Your task: Images are not part of the copy; transcribe all the data exactly.

--- Available records ---

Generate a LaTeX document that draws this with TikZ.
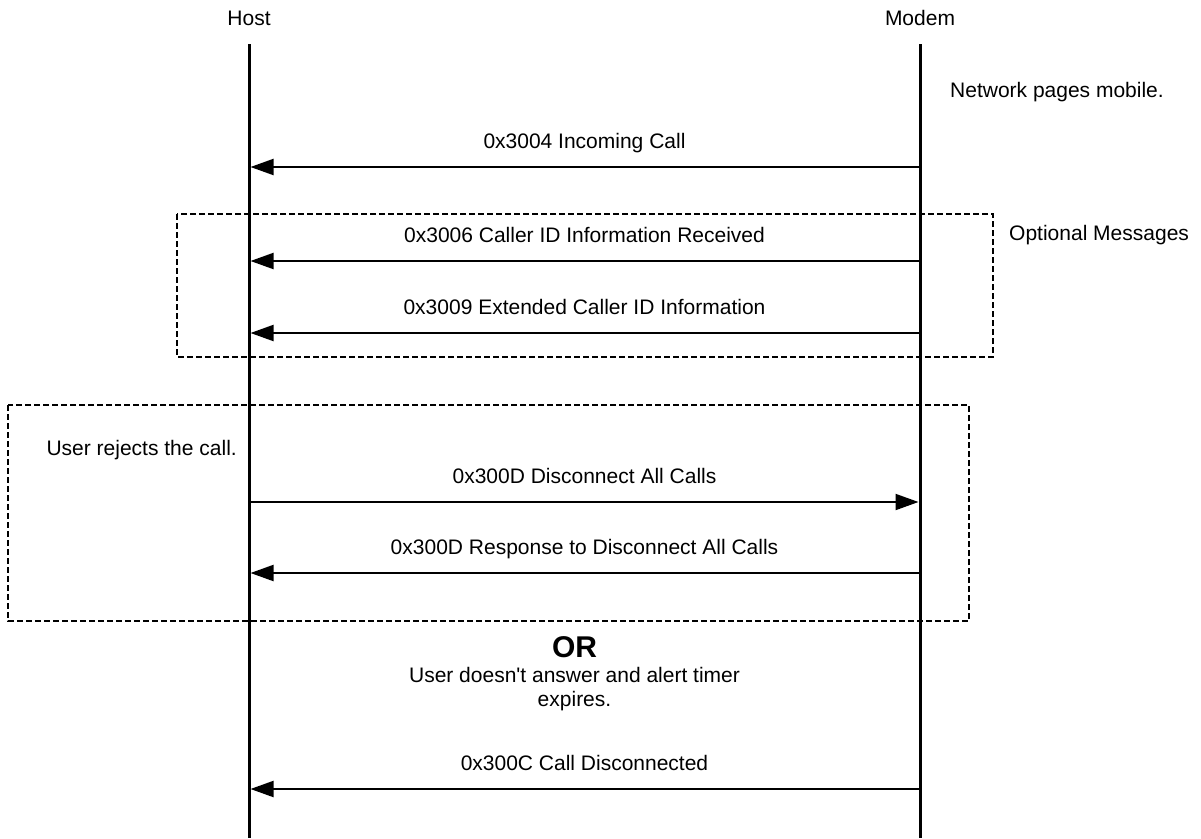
\documentclass[tikz,border=0pt]{standalone}
\usepackage{fontspec}
\setmainfont{Liberation Sans}
\usetikzlibrary{arrows.meta}

\begin{document}
\begin{tikzpicture}[x=1pt,y=-1pt,
    every node/.style={font=\fontsize{21}{25}\selectfont,inner sep=0pt},
    lifeline/.style={line width=3pt},
    msg/.style={line width=2pt,shorten >=1.5pt,-{Triangle[length=23pt,width=16pt]}},
    optbox/.style={line width=1.5pt,dash pattern=on 6pt off 3pt},
    msglabel/.style={midway,anchor=base,yshift=19pt}]
  \useasboundingbox (0,0) rectangle (1201,838);
  % the two parties
  \node[anchor=base] (host) at (249,25) {Host};
  \node[anchor=base] (modem) at (920,25) {Modem};
  \coordinate (host top) at (249,44);
  \coordinate (host end) at (249,838);
  \coordinate (modem top) at (920,44);
  \coordinate (modem end) at (920,838);
  \draw[lifeline] (host top) -- (host end);
  \draw[lifeline] (modem top) -- (modem end);
  % one pair of end points per message
  \foreach \row/\ypos in {1/167,2/261,3/333,4/502,5/573,6/789} {
    \coordinate (h\row) at (249,\ypos);
    \coordinate (m\row) at (920,\ypos);
  }
  \node[anchor=base west] (network) at (950,97) {Network pages mobile.};
  \draw[msg] (m1) -- (h1) node[msglabel] {0x3004 Incoming Call};
  % optional caller id messages
  \draw[optbox] (177,214) rectangle (993,357);
  \node[anchor=base west] (optional) at (1009,240) {Optional Messages};
  \draw[msg] (m2) -- (h2) node[msglabel] {0x3006 Caller ID Information Received};
  \draw[msg] (m3) -- (h3) node[msglabel] {0x3009 Extended Caller ID Information};
  % call rejected by the user
  \draw[optbox] (8,405) rectangle (969,621);
  \node[anchor=base east] (reject) at (237,455) {User rejects the call.};
  \draw[msg] (h4) -- (m4) node[msglabel] {0x300D Disconnect All Calls};
  \draw[msg] (m5) -- (h5) node[msglabel] {0x300D Response to Disconnect All Calls};
  % or the alert timer runs out
  \node[anchor=base,font=\bfseries\fontsize{30}{36}\selectfont] (or) at (574.5,657) {OR};
  \node[anchor=base,align=center,font=\fontsize{21}{24}\selectfont] (timeout) at (574.5,706)
    {User doesn\textquotesingle t answer and alert timer\\expires.};
  \draw[msg] (m6) -- (h6) node[msglabel] {0x300C Call Disconnected};
\end{tikzpicture}
\end{document}
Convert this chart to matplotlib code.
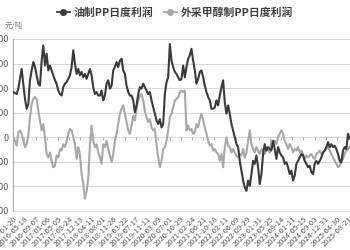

---

Correct output:
Generate a LaTeX document that draws this with TikZ.
\documentclass[tikz,border=0pt]{standalone}
\usepackage{fontspec}
\setmainfont{Liberation Sans}
\usetikzlibrary{arrows.meta}

\begin{document}
\begin{tikzpicture}[x=1pt,y=-1pt,
    every node/.style={font=\fontsize{21}{25}\selectfont,inner sep=0pt},
    lifeline/.style={line width=3pt},
    msg/.style={line width=2pt,shorten >=1.5pt,-{Triangle[length=23pt,width=16pt]}},
    optbox/.style={line width=1.5pt,dash pattern=on 6pt off 3pt},
    msglabel/.style={midway,anchor=base,yshift=19pt}]
  \useasboundingbox (0,0) rectangle (1201,838);
  % the two parties
  \node[anchor=base] (host) at (249,25) {Host};
  \node[anchor=base] (modem) at (920,25) {Modem};
  \coordinate (host top) at (249,44);
  \coordinate (host end) at (249,838);
  \coordinate (modem top) at (920,44);
  \coordinate (modem end) at (920,838);
  \draw[lifeline] (host top) -- (host end);
  \draw[lifeline] (modem top) -- (modem end);
  % one pair of end points per message
  \foreach \row/\ypos in {1/167,2/261,3/333,4/502,5/573,6/789} {
    \coordinate (h\row) at (249,\ypos);
    \coordinate (m\row) at (920,\ypos);
  }
  \node[anchor=base west] (network) at (950,97) {Network pages mobile.};
  \draw[msg] (m1) -- (h1) node[msglabel] {0x3004 Incoming Call};
  % optional caller id messages
  \draw[optbox] (177,214) rectangle (993,357);
  \node[anchor=base west] (optional) at (1009,240) {Optional Messages};
  \draw[msg] (m2) -- (h2) node[msglabel] {0x3006 Caller ID Information Received};
  \draw[msg] (m3) -- (h3) node[msglabel] {0x3009 Extended Caller ID Information};
  % call rejected by the user
  \draw[optbox] (8,405) rectangle (969,621);
  \node[anchor=base east] (reject) at (237,455) {User rejects the call.};
  \draw[msg] (h4) -- (m4) node[msglabel] {0x300D Disconnect All Calls};
  \draw[msg] (m5) -- (h5) node[msglabel] {0x300D Response to Disconnect All Calls};
  % or the alert timer runs out
  \node[anchor=base,font=\bfseries\fontsize{30}{36}\selectfont] (or) at (574.5,657) {OR};
  \node[anchor=base,align=center,font=\fontsize{21}{24}\selectfont] (timeout) at (574.5,706)
    {User doesn\textquotesingle t answer and alert timer\\expires.};
  \draw[msg] (m6) -- (h6) node[msglabel] {0x300C Call Disconnected};
\end{tikzpicture}
\end{document}
Convert this chart to matplotlib code.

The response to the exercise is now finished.